Other members on council were less direct. Jan Davis said council had committed themselves to implementing the BID as part of the Downtown Master Plan, but in fact that plan was only approved “in concept.” Others thought council should just give it a whirl, and if it didn’t work out, it could be terminated after a three-year review. Vice Mayor Esther Manheimer wasn’t so concerned about the economic ramifications of a tax increase as she was about tweaking the bylaws. She also thought it would be a good idea to add sidewalk repairs to the responsibilities the BID could address.

Bothwell asked to comment again after everybody had had a turn. He reminded his peers that council members had not been able to use their laptops because all the anti-BID emails had shut down the city’s computers. Most of the people who spoke at the meeting were anti-BID. A survey conducted by PARC, an organization with which Bothwell is affiliated, determined that only 19% of citizens favored the BID. Bothwell said if those numbers were not good enough, council should conduct their own survey or hold a referendum.

Ah! But that’s just the taxpayers. Scoff! Scoff!

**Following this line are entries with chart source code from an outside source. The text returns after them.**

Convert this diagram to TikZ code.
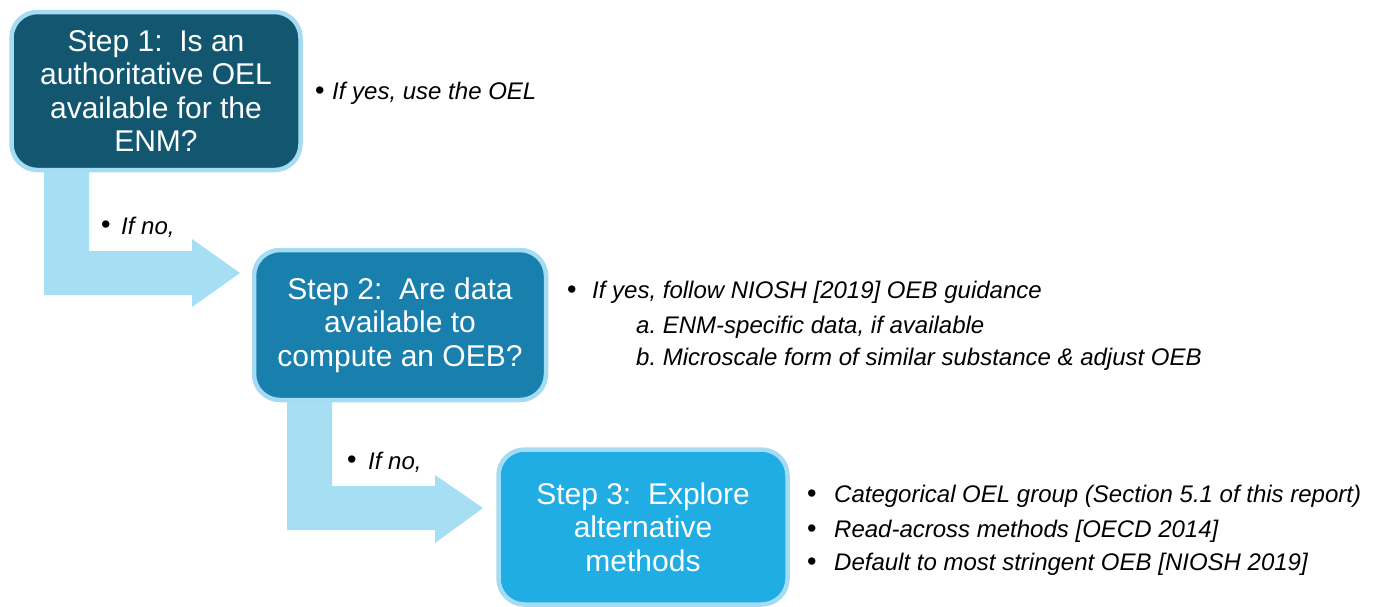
\documentclass[tikz,border=0pt]{standalone}
\usepackage{fontspec}
\setmainfont{Liberation Sans}
\definecolor{rim}{HTML}{A5DCF3}
\definecolor{arrowc}{HTML}{A6DEF4}
\definecolor{cA}{HTML}{12576F}
\definecolor{cB}{HTML}{1980AE}
\definecolor{cC}{HTML}{1FADE3}
\pgfdeclarelayer{background}
\pgfsetlayers{background,main}
\tikzset{
  stepbox/.style={draw=rim, line width=4.5pt, rounded corners=26pt, text=white,
    align=center, inner sep=0pt, font=\fontsize{30}{33.5}\selectfont},
  note/.style={anchor=west, inner sep=0pt, font=\fontsize{24}{28}\selectfont\itshape},
  bul/.style={anchor=west, inner sep=0pt, font=\fontsize{27}{28}\selectfont},
  bigarrow/.style={fill=arrowc, draw=none}
}
\begin{document}
\begin{tikzpicture}[x=1pt,y=-1pt]
\useasboundingbox (0,0) rectangle (1396,606);
\path (156,91) node[stepbox, fill=cA, minimum width=289, minimum height=158] (s1)
  {Step 1:\ \ Is an\\authoritative OEL\\available for the\\ENM?};
\path (400,325) node[stepbox, fill=cB, minimum width=292, minimum height=150] (s2)
  {Step 2:\ \ Are data\\available to\\compute an OEB?};
\path (643,527) node[stepbox, fill=cC, minimum width=289, minimum height=155] (s3)
  {Step 3:\ \ Explore\\alternative\\methods};
\begin{pgfonlayer}{background}
\fill[bigarrow] (44,168) -- (89,168) -- (89,251) -- (192,251) -- (192,239) -- (240,273)
  -- (192,307) -- (192,295) -- (44,295) -- cycle;
\fill[bigarrow] (287,402) -- (332,402) -- (332,486) -- (435,486) -- (435,475) -- (483,508)
  -- (435,543) -- (435,530) -- (287,530) -- cycle;
\end{pgfonlayer}
% notes
\node[bul] (b1) at (315,93) {\textbullet};
\node[note] (n1) at (332,93) {If yes, use the OEL};
\node[bul] (b2) at (101,227) {\textbullet};
\node[note] (n2) at (121,227) {If no,};
\node[bul] (b3) at (567,292) {\textbullet};
\node[note] (n3) at (592,292) {If yes, follow NIOSH [2019] OEB guidance};
\node[note] (n3a) at (636,327) {a.\ ENM-specific data, if available};
\node[note] (n3b) at (636,359) {b.\ Microscale form of similar substance \& adjust OEB};
\node[bul] (b4) at (347,462) {\textbullet};
\node[note] (n4) at (368,462) {If no,};
\node[bul] (b5) at (807,496) {\textbullet};
\node[note] (n5) at (834,496) {Categorical OEL group (Section 5.1 of this report)};
\node[bul] (b6) at (807,531) {\textbullet};
\node[note] (n6) at (834,531) {Read-across methods [OECD 2014]};
\node[bul] (b7) at (807,564) {\textbullet};
\node[note] (n7) at (834,564) {Default to most stringent OEB [NIOSH 2019]};
\end{tikzpicture}
\end{document}
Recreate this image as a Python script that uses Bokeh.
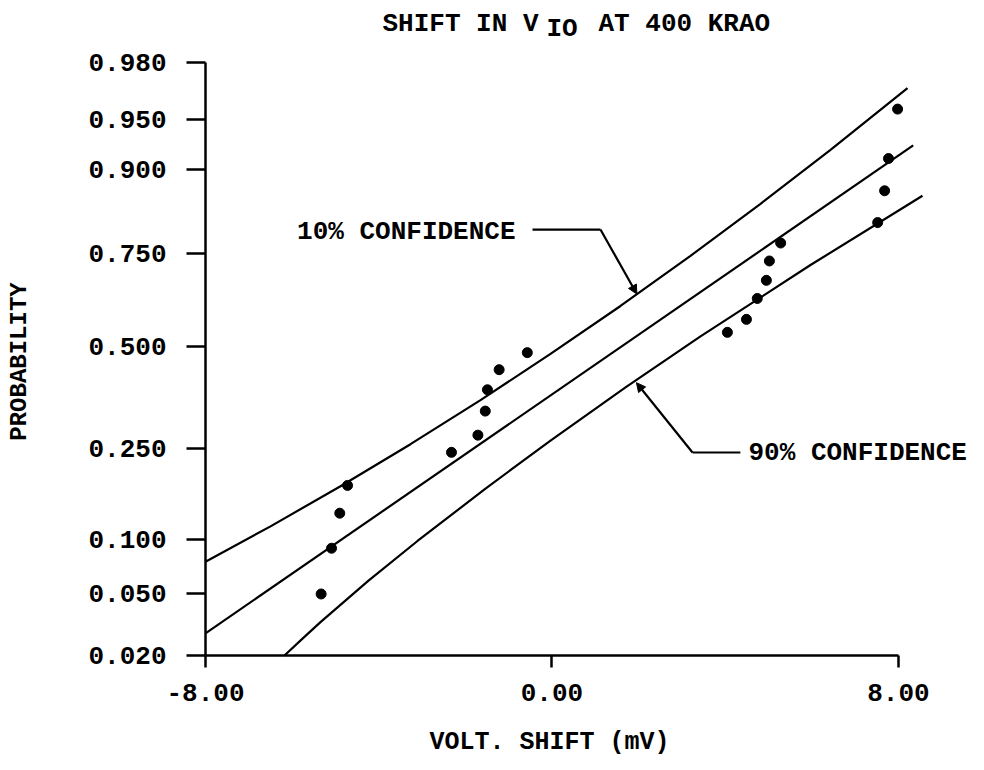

Many people were wowed by the hard work and all the numbers the BID proponents pulled together for their report. The BID people complained about how they spent their summer vacation pulling it together. They complained previously that anti-BID people were “nay-sayers” who hadn’t done their homework. I agree I am guilty. Perhaps if I read their report twenty more times I would realize how simply multiplying a tax rate by estimated revenues constitutes a “budget study” and how none of their extensive mathematics said anything about estimated losses. All their highfalutin, complex mathematical models assumed no erosion on the margins, no evasion, no sprawl to avoid the tax, etc. If one looks beyond the money, nothing was said about replacing mom-and-pops with multinational chains or becoming a high-rent ghost town like the Biltmore Square Mall.